Tumbada en una esterilla en un chiringuito de la montaña, rodeada de cojines, decoraciones artesanales, música chill-out, pajaritos, descalza y relajada, cierro los ojos e imagino estar en Formentera, pero no lo estoy, ni estoy en España, ni en Europa.
Estoy en Tailandia, en un país cansado de sus contradicciones y diferencias sociales, donde un grupo de opositores lucha pacíficamente, hasta hoy por lo menos, para cambiar la realidad política de este lugar. Hacen oír su voz, sus reivindicaciones protagonizan telediarios y noticias internacionales de periódicos extranjeros.

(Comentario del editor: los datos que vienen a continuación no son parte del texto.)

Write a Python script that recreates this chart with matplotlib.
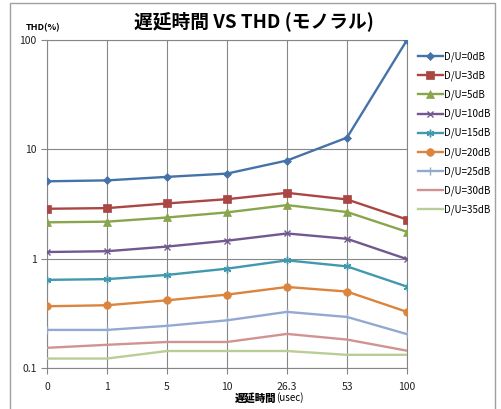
import numpy as np
import matplotlib.pyplot as plt
from matplotlib.patches import Rectangle

plt.rcParams['font.family'] = ['Noto Sans CJK JP', 'DejaVu Sans']

# データ
delays = ['0', '1', '5', '10', '26.3', '53', '100']
labels = ['D/U=0dB', 'D/U=3dB', 'D/U=5dB', 'D/U=10dB', 'D/U=15dB',
          'D/U=20dB', 'D/U=25dB', 'D/U=30dB', 'D/U=35dB']
thd_0 = [5.1, 5.2, 5.6, 6.0, 7.9, 12.8, 100]
thd_3 = [2.86, 2.9, 3.2, 3.5, 4.0, 3.48, 2.28]
thd_5 = [2.15, 2.18, 2.38, 2.65, 3.09, 2.67, 1.76]
thd_10 = [1.15, 1.17, 1.29, 1.46, 1.70, 1.52, 0.99]
thd_15 = [0.64, 0.65, 0.71, 0.81, 0.965, 0.85, 0.555]
thd_20 = [0.367, 0.375, 0.416, 0.469, 0.551, 0.50, 0.326]
thd_25 = [0.223, 0.223, 0.243, 0.273, 0.326, 0.293, 0.204]
thd_30 = [0.153, 0.163, 0.173, 0.173, 0.205, 0.182, 0.144]
thd_35 = [0.122, 0.122, 0.143, 0.143, 0.143, 0.132, 0.132]

series = [thd_0, thd_3, thd_5, thd_10, thd_15, thd_20, thd_25, thd_30, thd_35]
colors = ['#4572A7', '#AA4643', '#89A54E', '#71588F', '#4198AF',
          '#DB843D', '#93A9CF', '#D19392', '#B9CD96']
markers = ['D', 's', '^', 'x', (6, 2, 0), 'o', '|', None, None]
msizes = [4.2, 5.8, 5.8, 5, 5.5, 5.5, 6, 0, 0]

fig = plt.figure(figsize=(5.02, 4.09), dpi=100)
ax = fig.add_axes([47/502, 1 - 368/409, 360/502, 328/409])

x = np.arange(len(delays))
for ys, c, m, ms, lab in zip(series, colors, markers, msizes, labels):
    thin = m in ('x', '|') or isinstance(m, tuple)
    ax.plot(x, ys, color=c, marker=m, markersize=ms, lw=1.7, label=lab,
            markeredgewidth=1.0 if thin else 0.5, markeredgecolor=c, zorder=3)

ax.set_yscale('log')
ax.set_ylim(0.1, 100)
ax.set_xlim(0, len(delays) - 1)
ax.set_xticks(x)
ax.set_xticklabels(delays)
ax.set_yticks([0.1, 1, 10, 100])
ax.set_yticklabels(['0.1', '1', '10', '100'])
ax.yaxis.set_minor_locator(plt.NullLocator())
ax.grid(True, color='#868686', lw=0.8)
ax.set_axisbelow(True)
for s in ax.spines.values():
    s.set_color('#868686')
    s.set_linewidth(0.8)
ax.tick_params(axis='both', colors='#868686', labelcolor='#222222', labelsize=7.5, length=4, width=0.8)
ax.tick_params(axis='x', pad=6)

# タイトルとラベル
fig.text(254/502, 1 - 21/409, '遅延時間 VS THD (モノラル)', ha='center', va='center',
         fontsize=13.5, fontweight='bold')
fig.text(43/502, 1 - 28/409, 'THD(%)', ha='center', va='center', fontsize=6.5, fontweight='bold')
fig.text(276/502, 1 - 398/409, '遅延時間', ha='right', va='center', fontsize=7.5, fontweight='black')
fig.text(276/502, 1 - 398/409, '(usec)', ha='left', va='center', fontsize=7)

leg = ax.legend(loc='upper left', bbox_to_anchor=(410/502, 1 - 44/409), bbox_transform=fig.transFigure,
                frameon=False, fontsize=7, handlelength=2.6, labelspacing=0.88,
                handletextpad=0.1, borderpad=0.3)

# 外枠
fig.patches.append(Rectangle((10/502, -0.01), 485/502, 1 - 3/409 + 0.01,
                             transform=fig.transFigure, fill=False, edgecolor='#A0A0A0', lw=1))

fig.savefig('out.png', dpi=100)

Derraman decenas de litros de sangre, donados por sus seguidores, frente a los edificios gubernamentales y administrativos para demostrar que están preparados para la lucha, que cada día que pasa las instituciones pisotean sus ideales, sus derechos y sus vidas.
En mi país también queremos luchar para cambiar la situación política actual, quizás no tengamos tan valentía, ni tanta fuerza, ni ganas de gastar tiempo y dinero para un cambio real y radical.
Entiendo a esta pobre gente, pero yo estoy aquí y no quiero que la situación degenere
¡Pero por otro lado me dan una envidia!